UN SANTO VIVO
Casi todos aceptamos, con desigual entusiasmo, la existencia de santos oficiales, es decir aquellos que, supuestamente, reunieron en vida los méritos suficientes para subir a los altares, que han sido un modelo a imitar, un ejemplo para los seres humanos de cualquier época y que, además, se supone que, después de muertos, gozan de la presencia divina y del privilegio de obrar milagros.
Por desgracia, se trata de personajes desaparecidos y, por tanto, al no haber tenido la oportunidad de valorar su actitud en la vida, ni de comprobar sus reacciónes ante la injusticia y la adversidad desconocemos si el criterio para su distinción fué justo, incluso si llegaron a existir o fueron, o actuaron, como nos han contado. Digamos que tenemos cierto escepticismo ante la designación oficialista.
Ante esta situación habría que recomendar a las iglesias que se decidieran a canonizar a los santos vivos. Por que existen. Yo, al menos, soy uno de los afortunados que conoce, habla y se relaciona, de vez en cuando, con uno de ellos; de carne y hueso. Es cierto que es el único que conozco, pero está muy vivo. Ignoro cómo eran los otros pero este es santo con mayúsculas. Solo vive por y para los demás, no regatea esfuerzos, ni tiempo, ni entrega en la ayuda a los drogodependientes, a los presos, a los marginados, a los que viven y duermen en la calle y, en definitiva, a todos los que pueden necesitarle. Bien es verdad que su juventud es su gran aliada ¡solo tiene 89 años!; pero nunca le escucharan decir que está cansado, que le duele algo. Solo siente dolor ante la injusticia, la desigualdad y la actitud de la sociedad con los problemas que ella misma crea y no es capaz de resolver.

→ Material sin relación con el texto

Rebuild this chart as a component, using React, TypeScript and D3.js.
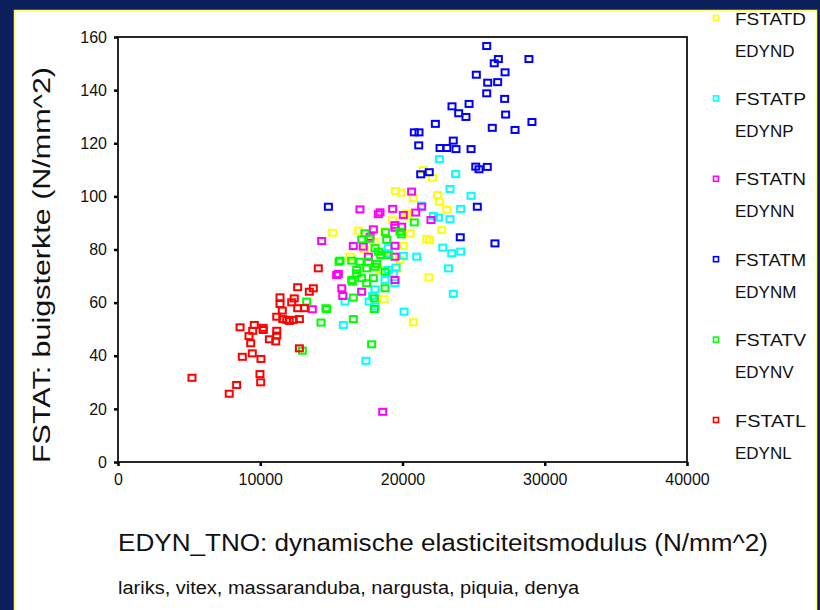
import React, { useEffect, useRef } from "react";
import * as d3 from "d3";

// tick values
const xTicks = [0, 10000, 20000, 30000, 40000];
const yTicks = [0, 20, 40, 60, 80, 100, 120, 140, 160];

// series order as in the legend (D, P, N, M, V, L)
const seriesKeys = ["D", "P", "N", "M", "V", "L"];
const seriesColors = ["#ffff00", "#00ffff", "#ff00ff", "#0000ff", "#00ff00", "#ff0000"];

// [EDYN, FSTAT] pairs
const pointsD = [
  [19500, 102], [19940, 101.4], [20760, 99.3], [21460, 109.9], [22100, 107], [22470, 100.5],
  [22590, 98], [23110, 94.9], [22750, 87.3], [21700, 84], [21900, 83.5], [20530, 86.1],
  [20300, 93.6], [20060, 81.4], [21860, 69.5], [18700, 61.3], [20760, 52.6], [19590, 72.9],
  [15090, 86.3], [16890, 87.1], [18420, 72.3], [18650, 77.9], [19820, 76.1], [16310, 77.3],
  [20410, 92.4], [18770, 86.7], [19300, 91], [17300, 80], [18000, 83],
];

const pointsP = [
  [22590, 114], [23740, 108.4], [23340, 102.8], [24820, 100.2], [24090, 95.3], [22520, 92],
  [23340, 91.4], [22830, 80.7], [23460, 78.6], [24090, 79.2], [21000, 77.3], [20060, 77.6],
  [23230, 72.9], [23570, 63.3], [20110, 56.6], [19360, 71], [19470, 67.3], [17430, 38.1],
  [15840, 51.6], [15960, 60.4], [18070, 65], [17650, 60.4], [18890, 78.6], [19000, 72.3],
  [18770, 68.5], [22170, 92.6], [19540, 73.2], [18070, 58.5], [21350, 96.5], [19000, 80.5],
  [17900, 62.5],
];

const pointsN = [
  [17010, 95.1], [18420, 94], [19310, 95.3], [18300, 93.3], [14320, 83.2], [17950, 87.6],
  [16540, 81.3], [19470, 89.2], [20640, 101.8], [21350, 96.1], [20930, 93.9], [22000, 91.1],
  [19470, 88.2], [19940, 88.6], [19470, 81.4], [17240, 81.1], [15490, 70.8], [17600, 77.3],
  [19470, 68.5], [15730, 65.4], [17130, 64.1], [15800, 62.5], [15370, 70.4], [18610, 18.9],
  [13660, 57.5], [20060, 93], [19470, 77.3], [17720, 84.8],
];

const pointsM = [
  [25920, 156.6], [26740, 151.7], [26450, 150.1], [28890, 151.7], [25190, 145.8], [27210, 146.7],
  [25990, 142.8], [26690, 143], [25920, 138.8], [27180, 136.7], [23480, 133.9], [24680, 134.8],
  [23950, 131.3], [24460, 129.9], [27250, 130.8], [22310, 127.3], [29100, 128], [26310, 125.8],
  [27910, 125], [20830, 124.1], [21160, 124.1], [21140, 119.2], [23570, 121], [22640, 118.2],
  [23110, 118.2], [23760, 117.8], [24820, 117.8], [25150, 111.2], [25380, 110.2], [25960, 111.1],
  [21280, 108.3], [21880, 109.1], [25260, 96.1], [24060, 84.6], [26500, 82.3], [14790, 96.1],
];

const pointsV = [
  [15540, 75.4], [13260, 60.4], [14670, 57.6], [14270, 52.5], [12960, 41.9], [16540, 53.8],
  [17830, 44.3], [16540, 61.9], [18020, 61.6], [18020, 57.6], [16470, 67.9], [17480, 67.3],
  [18770, 65.4], [16780, 71], [18190, 74.5], [17360, 86.1], [17130, 83.8], [17700, 84],
  [18890, 83.6], [19820, 86.7], [20830, 90.2], [18070, 80.5], [18300, 79.2], [15610, 75.8],
  [16430, 75.8], [17010, 75.4], [17600, 75.4], [16780, 72.3], [17480, 72.9], [18070, 73.5],
  [17130, 69.2], [16430, 68.5], [17950, 69.2], [18770, 71.6], [14620, 57.9], [18470, 77.9],
  [19000, 77.9], [19920, 85.7], [18800, 86.5],
];

const pointsL = [
  [14080, 72.9], [12630, 65.8], [13730, 65.4], [13450, 64.1], [11390, 62], [12390, 61.6],
  [12210, 60.1], [11390, 59.5], [12630, 57.9], [13100, 57.9], [11550, 57], [11160, 54.7],
  [11580, 53.8], [12040, 53.1], [12320, 53.5], [12750, 53.8], [11860, 53.5], [8580, 50.7],
  [9580, 51.6], [9470, 49.4], [10210, 49.7], [11160, 49.4], [9210, 47.4], [10640, 46.2],
  [11090, 45.4], [9330, 44.7], [9440, 40.9], [8740, 39.6], [10050, 38.8], [12750, 42.8],
  [5200, 31.7], [9980, 33.1], [10030, 30], [8340, 29], [7820, 25.7], [11160, 47.6],
  [10200, 50.5],
];

const seriesPoints = [pointsD, pointsP, pointsN, pointsM, pointsV, pointsL];

const font = "'Liberation Sans', Arial, sans-serif";

function App() {
  const ref = useRef<SVGSVGElement>(null);

  useEffect(() => {
    const width = 820;
    const height = 610;
    const margin = { top: 37, right: 133, bottom: 148, left: 118 };
    const innerW = width - margin.left - margin.right;
    const innerH = height - margin.top - margin.bottom;

    const svg = d3.select(ref.current);
    svg.selectAll("*").remove();

    // slide background and white panel
    svg.append("rect").attr("width", width).attr("height", height).attr("fill", "#0b1f5c");
    svg
      .append("rect")
      .attr("x", 14.5)
      .attr("y", 10.5)
      .attr("width", 802)
      .attr("height", 620)
      .attr("fill", "#ffffff")
      .attr("stroke", "#ffff70")
      .attr("stroke-width", 1.5);

    const x = d3.scaleLinear().domain([0, 40000]).range([0, innerW]);
    const y = d3.scaleLinear().domain([0, 160]).range([innerH, 0]);

    const g = svg.append("g").attr("transform", `translate(${margin.left},${margin.top})`);

    // axes
    const yAxis = g
      .append("g")
      .call(d3.axisLeft(y).tickValues(yTicks).tickFormat(d3.format("d")).tickSize(4).tickPadding(7));
    const xAxis = g
      .append("g")
      .attr("transform", `translate(0,${innerH})`)
      .call(d3.axisBottom(x).tickValues(xTicks).tickFormat(d3.format("d")).tickSize(4).tickPadding(8));

    [yAxis, xAxis].forEach((ax) => {
      ax.select(".domain").remove();
      ax.attr("font-family", font).attr("font-size", 16);
      ax.selectAll("line").attr("stroke", "#000").attr("stroke-width", 2.5);
      ax.selectAll("text").attr("fill", "#111");
    });

    // plot frame
    g.append("rect")
      .attr("width", innerW)
      .attr("height", innerH)
      .attr("fill", "none")
      .attr("stroke", "#111")
      .attr("stroke-width", 1.8);

    // points
    seriesPoints.forEach((pts, i) => {
      g.append("g")
        .selectAll("rect")
        .data(pts)
        .enter()
        .append("rect")
        .attr("x", (d) => x(d[0]) - 3.5)
        .attr("y", (d) => y(d[1]) - 3)
        .attr("width", 7)
        .attr("height", 6)
        .attr("fill", "none")
        .attr("stroke", seriesColors[i])
        .attr("stroke-width", 2);
    });

    // axis titles
    svg
      .append("text")
      .attr("x", 118)
      .attr("y", 551)
      .attr("font-family", font)
      .attr("font-size", 23)
      .attr("fill", "#111")
      .attr("textLength", 650)
      .attr("lengthAdjust", "spacingAndGlyphs")
      .text("EDYN_TNO: dynamische elasticiteitsmodulus (N/mm^2)");

    svg
      .append("text")
      .attr("transform", "translate(50,463) rotate(-90)")
      .attr("font-family", font)
      .attr("font-size", 23)
      .attr("fill", "#111")
      .attr("textLength", 396)
      .attr("lengthAdjust", "spacingAndGlyphs")
      .text("FSTAT: buigsterkte (N/mm^2)");

    svg
      .append("text")
      .attr("x", 118)
      .attr("y", 594)
      .attr("font-family", font)
      .attr("font-size", 18)
      .attr("fill", "#111")
      .attr("textLength", 461)
      .attr("lengthAdjust", "spacingAndGlyphs")
      .text("lariks, vitex, massaranduba, nargusta, piquia, denya");

    // legend
    const legend = svg.append("g").attr("transform", "translate(716,18)");
    seriesKeys.forEach((k, i) => {
      const item = legend.append("g").attr("transform", `translate(0,${i * 80.4})`);
      item
        .append("rect")
        .attr("x", -2.5)
        .attr("y", -2.5)
        .attr("width", 5)
        .attr("height", 5)
        .attr("fill", "none")
        .attr("stroke", seriesColors[i])
        .attr("stroke-width", 1.6);
      item
        .append("text")
        .attr("x", 19)
        .attr("y", 6.5)
        .attr("font-family", font)
        .attr("font-size", 17)
        .attr("fill", "#111")
        .attr("textLength", 71)
        .attr("lengthAdjust", "spacingAndGlyphs")
        .text("FSTAT" + k);
      item
        .append("text")
        .attr("x", 19)
        .attr("y", 38.5)
        .attr("font-family", font)
        .attr("font-size", 17)
        .attr("fill", "#111")
        .text("EDYN" + k);
    });
  }, []);

  return (
    <div style={{ position: "absolute", left: 0, top: 0 }}>
      <svg ref={ref} width={820} height={610} style={{ display: "block" }} />
    </div>
  );
}

export default App;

Y también hace milagros, todos los dias; pero de verdad. No curaciones inventadas o apariciones mercantilizadas. Sus milagros pueden comprobarse con facilidad, sin recurrir a falsos o manipulados informes médicos. Los hace con los reclusos que, milagrosamente, recuperan la alegría de vivir y, cuando salen en libertad consigue que se reinserten en la sociedad; con los hijos de las reclusas que viven con sus madres en la carcel y a los que, de forma milagrosa, les hace sentirse niños como los demás; con los drogodependientes a los que, solo un milagro suyo, logra transformar en ciudadanos normales. Y con todos los cientos de marginados a los que diariamente atiende y ayuda y con los que obra el milagro de que no reniegen de su existencia y consigue, también milagrosamente, que desechen su idea de abandonar precipitadamente este mundo.
Dice mi amigo Matías Antolín que “está enfermo de filantropía”, que es “un misionero de utopías” y “que tiene la cordura de un loco”. No le falta razón al bueno de Matías. Sólo hay una parte negativa para quien le conoce. Desde el momento en que uno se cruza con el, con su cara de despistado, con su amplia sonrisa y le mira a sus ojos vivos, inundados de felicidad y optimismo, tiene que asumir que es imposible estar a su altura, se sentirá empequeñecido y desnudo con sus miserias y egoismos y la conciencia no dejará de remorderle ante su ruín comportamiento con las personas que le rodean.
Si alguna vez se encuentran con Jaime Garralda van a tener la misma suerte y el mismo problema que yo.